The Expert Video Evidence

With respect to the first issue, the Crown had adduced the video evidence at trial. The police expert who tendered the video evidence was called as a forensic video analyst. His evidence was relevant as to whether or not the video was in any way compromised or altered. When it is determined the video was not altered or changed and that it accurately depicts the scene, the video may indeed be a silent, trustworthy, unemotional, unbiased and accurate witness who has complete and instant recall of events [@ para 13-15, see R v Nikolovski, [1996] 3 SCR 1197 @ para 28]

In regard to video quality, the pixilation of the video was noted. It could not be further enhanced, which the trial judge took note of. However, whether the video was of sufficient quality to form the basis for identification was a question of fact for the trial judge, and of limited jurisdiction for review [@ para 16-18, see R v Abdi, 2011 ONCA 446 @ para 6]. In this case, the quality of the recording was relevant to the trial judge’s consideration of the content of the video, when determining what weight to give Timmons’ observations and identification of Benson. There was no need to give further consideration to the expert’s opinion, as those who are not acquainted with the accused are in no better position to identify persons in video evidence [see R v Leaney, [1989] 2 SCR 393]. The trial judge did not make a positive identification of Benson. He relied on his own observations and those of Timmons’ in making his decision on Benson’s guilt.

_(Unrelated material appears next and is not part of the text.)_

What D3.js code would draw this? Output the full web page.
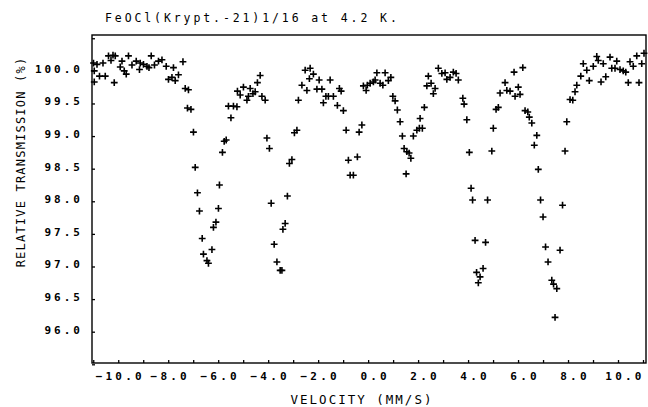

The Video Identification Issue

With respect to the second issue, the trial judge found Timmons to be a credible witness. While appellate courts retain power to reverse decisions where credibility assessments made at trial are not supported by the evidence, this is done sparingly. Interference with these rulings happens only in exceptional circumstances [@ paras 19-21; see R v W(R), [1992] 2 SCR 122 @ para 131, R v Burke, [1996] 1 SCR 474 @ para 5-7).

Specifically on the issue of Timmons identifying Benson, the trial judge noted a number of observations in the video in conjunction with Timmons’ evidence that he was 100% sure that the person in the video was indeed Benson:

  • The way he moved his arms;
  • The way he walked;
  • The way he limped as he was moving;
  • His Einstein hairstyle;
  • His face;
  • His body shape;
  • His thinning hair;
  • His age;
  • His build;
  • His enlarged stomach; and
  • The plaid shirt he always wore [@ para 23-24].

In cases of recognition evidence, such as this, the caution regarding the frailties of eyewitness identification still applies [@ para 25; see R v Olliffe, 2015 ONCA 242 @ para 39]. However, the level of familiarity between the accused and the witness may enhance the reliability of the identification evidence. The reliability of the evidence was enhanced by their relationship and familiarity with one another [@ para 25]. Further, the ability of a witness to point to a unique identifiable characteristic or idiosyncrasy is a concern better resolved when determining ultimate reliability, not admissibility [@ para 26; see R v Behre, 2012 ONCA 716 @ para 22].


This case again highlights the powerful nature of video evidence, especially when combined with the observations of witnesses. Although eyewitness identification evidence can be problematic, it remains important and forward-thinking law that witnesses who recognize persons captured by camera ought to be able to testify as to that knowledge – even in cases where the quality of the footage itself is less than ideal. In this case, Timmons clearly pointed out unique, distinctive, and recognizable features that signalled, to him, the person was Benson. These features were noted by the trial judge to be badges of reliability of identification. The trial judge’s own observations, when watching the video, were consistent with that of the witness [see paras 26-27]. Video evidence is an integral part of the truth-finding process. The impartiality it offers as a silent witness cannot be understated.